** Begin DATA LINES **

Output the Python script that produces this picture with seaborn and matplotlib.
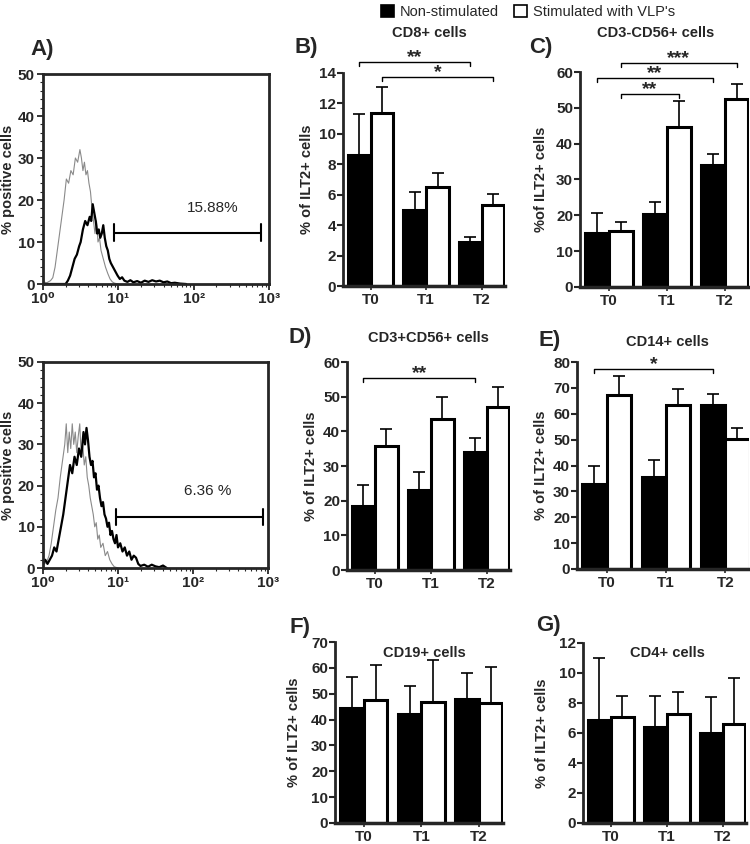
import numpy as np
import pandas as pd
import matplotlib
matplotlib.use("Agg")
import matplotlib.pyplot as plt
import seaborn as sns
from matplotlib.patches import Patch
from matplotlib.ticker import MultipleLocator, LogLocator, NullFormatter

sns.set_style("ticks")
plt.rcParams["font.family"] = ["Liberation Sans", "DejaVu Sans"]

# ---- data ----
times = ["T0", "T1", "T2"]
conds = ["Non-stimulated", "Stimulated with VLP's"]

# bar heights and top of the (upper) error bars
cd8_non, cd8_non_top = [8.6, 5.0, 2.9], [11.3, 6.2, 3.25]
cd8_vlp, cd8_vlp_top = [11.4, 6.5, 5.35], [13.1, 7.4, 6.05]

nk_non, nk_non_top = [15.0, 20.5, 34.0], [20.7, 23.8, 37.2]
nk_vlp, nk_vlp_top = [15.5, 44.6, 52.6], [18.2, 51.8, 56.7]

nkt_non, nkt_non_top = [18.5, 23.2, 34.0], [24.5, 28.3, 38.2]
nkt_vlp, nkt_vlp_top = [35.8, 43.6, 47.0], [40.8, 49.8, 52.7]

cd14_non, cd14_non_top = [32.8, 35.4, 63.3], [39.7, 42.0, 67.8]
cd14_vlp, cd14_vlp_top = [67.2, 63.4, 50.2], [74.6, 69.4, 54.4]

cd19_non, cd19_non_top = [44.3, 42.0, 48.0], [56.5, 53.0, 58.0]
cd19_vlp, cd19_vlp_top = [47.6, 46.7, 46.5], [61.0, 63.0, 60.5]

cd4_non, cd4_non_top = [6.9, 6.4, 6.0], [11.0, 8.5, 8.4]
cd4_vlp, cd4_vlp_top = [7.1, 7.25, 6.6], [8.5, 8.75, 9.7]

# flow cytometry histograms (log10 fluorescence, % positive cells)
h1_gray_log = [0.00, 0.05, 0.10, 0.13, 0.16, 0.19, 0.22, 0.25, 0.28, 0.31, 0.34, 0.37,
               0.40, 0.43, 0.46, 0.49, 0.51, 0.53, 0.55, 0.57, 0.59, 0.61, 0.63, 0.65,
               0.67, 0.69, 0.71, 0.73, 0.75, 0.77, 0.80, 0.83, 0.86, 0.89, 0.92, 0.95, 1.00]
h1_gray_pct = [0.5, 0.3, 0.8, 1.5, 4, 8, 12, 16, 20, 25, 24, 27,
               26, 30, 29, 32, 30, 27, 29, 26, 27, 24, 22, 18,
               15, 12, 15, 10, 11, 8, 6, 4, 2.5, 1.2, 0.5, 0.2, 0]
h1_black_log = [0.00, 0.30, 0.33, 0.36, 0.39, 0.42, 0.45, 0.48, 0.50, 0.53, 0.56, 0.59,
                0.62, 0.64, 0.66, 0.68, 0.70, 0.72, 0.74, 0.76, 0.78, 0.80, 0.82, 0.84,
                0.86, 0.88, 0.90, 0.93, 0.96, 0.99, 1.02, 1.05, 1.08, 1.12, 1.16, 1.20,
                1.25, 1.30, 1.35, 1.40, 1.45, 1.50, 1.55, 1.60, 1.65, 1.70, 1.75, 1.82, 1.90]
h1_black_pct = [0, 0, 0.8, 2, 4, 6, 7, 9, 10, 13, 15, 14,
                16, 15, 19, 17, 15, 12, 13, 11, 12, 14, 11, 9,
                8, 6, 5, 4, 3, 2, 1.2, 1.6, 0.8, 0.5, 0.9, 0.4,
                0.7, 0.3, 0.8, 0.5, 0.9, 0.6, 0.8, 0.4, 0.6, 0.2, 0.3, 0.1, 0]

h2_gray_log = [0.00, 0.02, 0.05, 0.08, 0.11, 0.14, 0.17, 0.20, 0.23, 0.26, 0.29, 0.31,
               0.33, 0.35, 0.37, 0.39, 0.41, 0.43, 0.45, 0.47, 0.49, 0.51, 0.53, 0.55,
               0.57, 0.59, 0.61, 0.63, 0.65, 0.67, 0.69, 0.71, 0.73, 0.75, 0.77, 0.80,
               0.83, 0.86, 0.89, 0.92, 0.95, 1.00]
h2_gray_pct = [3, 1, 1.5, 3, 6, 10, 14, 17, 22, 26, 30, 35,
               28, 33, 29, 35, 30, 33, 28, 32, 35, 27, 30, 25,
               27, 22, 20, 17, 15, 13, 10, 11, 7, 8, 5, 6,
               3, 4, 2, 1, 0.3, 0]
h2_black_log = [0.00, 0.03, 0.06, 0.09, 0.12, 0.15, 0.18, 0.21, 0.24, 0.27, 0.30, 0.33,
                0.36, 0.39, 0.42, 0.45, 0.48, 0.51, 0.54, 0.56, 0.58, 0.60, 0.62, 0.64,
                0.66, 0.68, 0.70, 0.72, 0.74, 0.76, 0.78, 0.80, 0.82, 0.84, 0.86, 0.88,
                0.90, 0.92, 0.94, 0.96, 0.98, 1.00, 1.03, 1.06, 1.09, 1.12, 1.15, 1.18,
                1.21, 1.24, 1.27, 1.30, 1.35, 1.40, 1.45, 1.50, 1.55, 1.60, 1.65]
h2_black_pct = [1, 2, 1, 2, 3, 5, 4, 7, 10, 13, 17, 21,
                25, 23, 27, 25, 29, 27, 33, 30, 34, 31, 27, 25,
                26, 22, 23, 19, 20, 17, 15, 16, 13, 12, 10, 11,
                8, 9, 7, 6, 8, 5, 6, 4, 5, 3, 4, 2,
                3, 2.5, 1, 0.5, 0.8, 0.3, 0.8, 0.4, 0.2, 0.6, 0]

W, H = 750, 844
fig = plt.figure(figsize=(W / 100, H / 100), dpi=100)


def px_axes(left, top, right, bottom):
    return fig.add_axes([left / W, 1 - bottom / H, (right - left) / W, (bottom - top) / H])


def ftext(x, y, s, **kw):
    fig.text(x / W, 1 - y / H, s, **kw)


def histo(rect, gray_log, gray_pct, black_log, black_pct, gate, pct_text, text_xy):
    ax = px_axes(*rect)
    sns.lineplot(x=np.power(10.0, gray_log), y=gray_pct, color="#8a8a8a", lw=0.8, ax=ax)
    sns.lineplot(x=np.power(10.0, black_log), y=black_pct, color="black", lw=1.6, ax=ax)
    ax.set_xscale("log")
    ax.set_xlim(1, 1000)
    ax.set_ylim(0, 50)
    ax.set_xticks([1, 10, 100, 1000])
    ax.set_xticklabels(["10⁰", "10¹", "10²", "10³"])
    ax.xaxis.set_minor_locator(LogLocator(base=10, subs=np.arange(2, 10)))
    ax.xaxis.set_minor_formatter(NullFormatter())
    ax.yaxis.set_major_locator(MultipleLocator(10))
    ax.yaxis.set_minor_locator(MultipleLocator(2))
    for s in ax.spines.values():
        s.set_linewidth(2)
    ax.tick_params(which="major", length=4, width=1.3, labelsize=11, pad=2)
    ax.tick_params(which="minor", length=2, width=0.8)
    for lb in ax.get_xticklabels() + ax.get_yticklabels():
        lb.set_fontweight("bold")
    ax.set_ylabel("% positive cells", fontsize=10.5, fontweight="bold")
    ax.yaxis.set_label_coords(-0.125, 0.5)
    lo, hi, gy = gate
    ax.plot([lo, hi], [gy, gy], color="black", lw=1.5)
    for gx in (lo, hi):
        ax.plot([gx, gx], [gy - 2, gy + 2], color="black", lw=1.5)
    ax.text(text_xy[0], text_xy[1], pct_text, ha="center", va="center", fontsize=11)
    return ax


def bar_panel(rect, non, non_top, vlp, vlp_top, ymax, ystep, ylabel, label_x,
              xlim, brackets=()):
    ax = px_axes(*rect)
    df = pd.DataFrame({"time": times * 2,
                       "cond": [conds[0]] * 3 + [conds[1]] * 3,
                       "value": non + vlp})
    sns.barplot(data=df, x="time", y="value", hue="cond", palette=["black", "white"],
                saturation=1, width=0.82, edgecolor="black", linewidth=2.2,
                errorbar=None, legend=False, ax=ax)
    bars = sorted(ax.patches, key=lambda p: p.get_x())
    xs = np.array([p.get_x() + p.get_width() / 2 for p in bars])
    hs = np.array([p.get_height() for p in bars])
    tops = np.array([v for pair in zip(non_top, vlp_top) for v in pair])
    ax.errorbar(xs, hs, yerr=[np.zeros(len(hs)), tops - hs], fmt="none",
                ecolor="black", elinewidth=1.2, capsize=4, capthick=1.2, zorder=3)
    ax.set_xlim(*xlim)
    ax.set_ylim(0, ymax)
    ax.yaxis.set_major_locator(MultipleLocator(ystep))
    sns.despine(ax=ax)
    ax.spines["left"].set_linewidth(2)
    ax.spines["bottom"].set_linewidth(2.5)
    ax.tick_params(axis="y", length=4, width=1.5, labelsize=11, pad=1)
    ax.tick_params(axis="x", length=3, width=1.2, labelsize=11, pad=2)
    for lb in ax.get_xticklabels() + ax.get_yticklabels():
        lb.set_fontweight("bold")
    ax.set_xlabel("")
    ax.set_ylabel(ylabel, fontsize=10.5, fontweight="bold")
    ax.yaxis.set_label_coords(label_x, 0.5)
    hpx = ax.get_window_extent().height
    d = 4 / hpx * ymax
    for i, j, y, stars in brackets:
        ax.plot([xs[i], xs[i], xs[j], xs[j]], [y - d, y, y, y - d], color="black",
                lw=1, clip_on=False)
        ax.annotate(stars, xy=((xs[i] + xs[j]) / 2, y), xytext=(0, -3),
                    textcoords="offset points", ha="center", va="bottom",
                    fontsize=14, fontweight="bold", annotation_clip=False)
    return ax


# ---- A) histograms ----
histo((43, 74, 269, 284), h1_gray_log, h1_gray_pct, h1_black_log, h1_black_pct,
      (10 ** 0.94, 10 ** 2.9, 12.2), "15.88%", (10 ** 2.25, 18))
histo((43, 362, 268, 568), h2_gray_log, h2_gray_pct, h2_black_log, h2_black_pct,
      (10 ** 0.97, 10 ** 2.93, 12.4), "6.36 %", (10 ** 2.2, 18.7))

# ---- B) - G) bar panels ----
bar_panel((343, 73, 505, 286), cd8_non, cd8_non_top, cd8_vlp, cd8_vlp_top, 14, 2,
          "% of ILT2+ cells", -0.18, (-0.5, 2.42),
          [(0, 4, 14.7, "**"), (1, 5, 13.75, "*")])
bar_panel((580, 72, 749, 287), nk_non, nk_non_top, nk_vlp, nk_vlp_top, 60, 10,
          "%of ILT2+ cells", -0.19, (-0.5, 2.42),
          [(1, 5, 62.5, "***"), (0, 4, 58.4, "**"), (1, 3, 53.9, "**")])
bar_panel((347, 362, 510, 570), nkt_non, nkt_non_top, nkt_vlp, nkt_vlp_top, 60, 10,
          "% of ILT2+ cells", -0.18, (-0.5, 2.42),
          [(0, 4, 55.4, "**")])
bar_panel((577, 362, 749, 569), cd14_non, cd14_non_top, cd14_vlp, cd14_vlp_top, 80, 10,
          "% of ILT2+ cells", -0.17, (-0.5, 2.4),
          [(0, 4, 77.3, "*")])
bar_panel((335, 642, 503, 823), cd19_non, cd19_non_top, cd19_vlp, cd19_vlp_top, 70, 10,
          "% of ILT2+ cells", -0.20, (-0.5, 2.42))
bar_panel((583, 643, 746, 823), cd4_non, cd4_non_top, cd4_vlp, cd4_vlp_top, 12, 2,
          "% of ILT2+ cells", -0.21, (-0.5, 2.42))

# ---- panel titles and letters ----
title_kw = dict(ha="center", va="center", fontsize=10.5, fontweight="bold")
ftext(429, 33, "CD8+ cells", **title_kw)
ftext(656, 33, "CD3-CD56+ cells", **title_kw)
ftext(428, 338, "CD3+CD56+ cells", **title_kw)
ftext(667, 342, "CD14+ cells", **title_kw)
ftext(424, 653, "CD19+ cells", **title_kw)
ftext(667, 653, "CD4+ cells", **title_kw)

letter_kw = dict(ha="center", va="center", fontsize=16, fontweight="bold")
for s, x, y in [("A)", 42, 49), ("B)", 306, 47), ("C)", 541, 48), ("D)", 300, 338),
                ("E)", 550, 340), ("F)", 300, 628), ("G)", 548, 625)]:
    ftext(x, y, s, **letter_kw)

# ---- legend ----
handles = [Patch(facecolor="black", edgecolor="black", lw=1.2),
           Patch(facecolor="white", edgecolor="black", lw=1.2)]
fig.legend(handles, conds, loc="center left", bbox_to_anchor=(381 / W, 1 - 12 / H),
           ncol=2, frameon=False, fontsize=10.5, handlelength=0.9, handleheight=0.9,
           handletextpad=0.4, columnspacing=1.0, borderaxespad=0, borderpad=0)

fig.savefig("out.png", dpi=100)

** End DATA LINES **

### DESCRIPTION OF THE TASK
Pictures stay out. Print the data exactly, from its first line through the line containing "from matplotlib.ticker import".

### PROBLEM SOLUTION
Output the Python script that produces this picture with seaborn and matplotlib.
import numpy as np
import pandas as pd
import matplotlib
matplotlib.use("Agg")
import matplotlib.pyplot as plt
import seaborn as sns
from matplotlib.patches import Patch
from matplotlib.ticker import MultipleLocator, LogLocator, NullFormatter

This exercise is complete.